DATA =>
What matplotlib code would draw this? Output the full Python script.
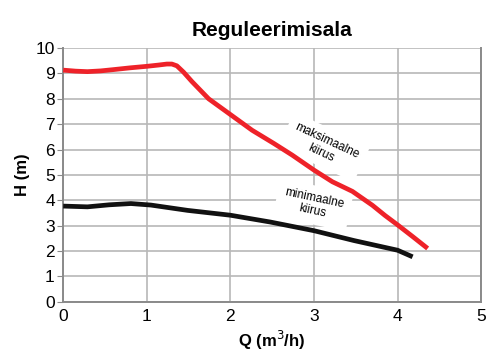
import matplotlib
matplotlib.use("Agg")
import matplotlib.pyplot as plt

plt.rcParams['font.family'] = ['Liberation Sans', 'DejaVu Sans']

# Pump curves: flow Q (m3/h) vs head H (m)
q_max = [0.0, 0.15, 0.29, 0.45, 0.6, 0.8, 1.0, 1.14, 1.24, 1.30, 1.36, 1.44,
         1.54, 1.74, 2.0, 2.26, 2.52, 2.74, 3.0, 3.22, 3.46, 3.70, 3.85,
         4.0, 4.18, 4.36]
h_max = [9.13, 9.09, 9.07, 9.1, 9.15, 9.22, 9.28, 9.33, 9.37, 9.37, 9.3, 9.05,
         8.68, 8.0, 7.38, 6.76, 6.24, 5.78, 5.19, 4.73, 4.35, 3.8, 3.4,
         3.03, 2.57, 2.1]

q_min = [0.0, 0.29, 0.55, 0.81, 1.05, 1.49, 2.0, 2.48, 3.0, 3.48, 4.0, 4.18]
h_min = [3.77, 3.74, 3.82, 3.87, 3.81, 3.6, 3.41, 3.14, 2.8, 2.41, 2.03, 1.77]

x_ticks = [0, 1, 2, 3, 4, 5]
y_ticks = list(range(0, 11))

fig = plt.figure(figsize=(4.86, 3.56), dpi=100)
ax = fig.add_axes([0.130, 0.1525, 0.860, 0.7125])

ax.plot(q_max, h_max, color='#ee2229', lw=3.4, solid_capstyle='butt',
        solid_joinstyle='round', zorder=3)
ax.plot(q_min, h_min, color='#111111', lw=3.4, solid_capstyle='butt',
        solid_joinstyle='round', zorder=3)

ax.set_xlim(0, 5)
ax.set_ylim(0, 10)
ax.set_xticks(x_ticks)
ax.set_yticks(y_ticks)
ax.grid(True, color='#b8b8b8', lw=1.2)
ax.set_axisbelow(True)
for side in ['left', 'bottom', 'right', 'top']:
    ax.spines[side].set_color('#8a8a8a')
    ax.spines[side].set_linewidth(1.4)
ax.spines['top'].set_visible(False)
ax.tick_params(axis='y', length=4, color='#8a8a8a', labelsize=12.5, pad=2)
ax.tick_params(axis='x', length=0, labelsize=12.5, pad=5)

ax.set_title('Reguleerimisala', fontsize=15, fontweight='bold', pad=9)
ax.set_xlabel('Q (m$^3$/h)', fontsize=12, fontweight='bold', labelpad=4)
ax.set_ylabel('H (m)', fontsize=12, fontweight='bold', labelpad=4)

box = dict(boxstyle='square,pad=0.6', fc='white', ec='none')
ax.text(3.12, 6.1, 'maksimaalne\nkiirus', fontsize=8.5, rotation=-25,
        ha='center', va='center', linespacing=1.05, bbox=box, zorder=2)
ax.text(2.99, 3.82, 'minimaalne\nkiirus', fontsize=8.5, rotation=-12,
        ha='center', va='center', linespacing=1.05, bbox=box, zorder=2)

fig.savefig('out.png', dpi=100)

STATED EXERCISE => Copy out the lines that hold "matplotlib".

SOLUTION TO THIS EXERCISE =>
What matplotlib code would draw this? Output the full Python script.
import matplotlib
matplotlib.use("Agg")
import matplotlib.pyplot as plt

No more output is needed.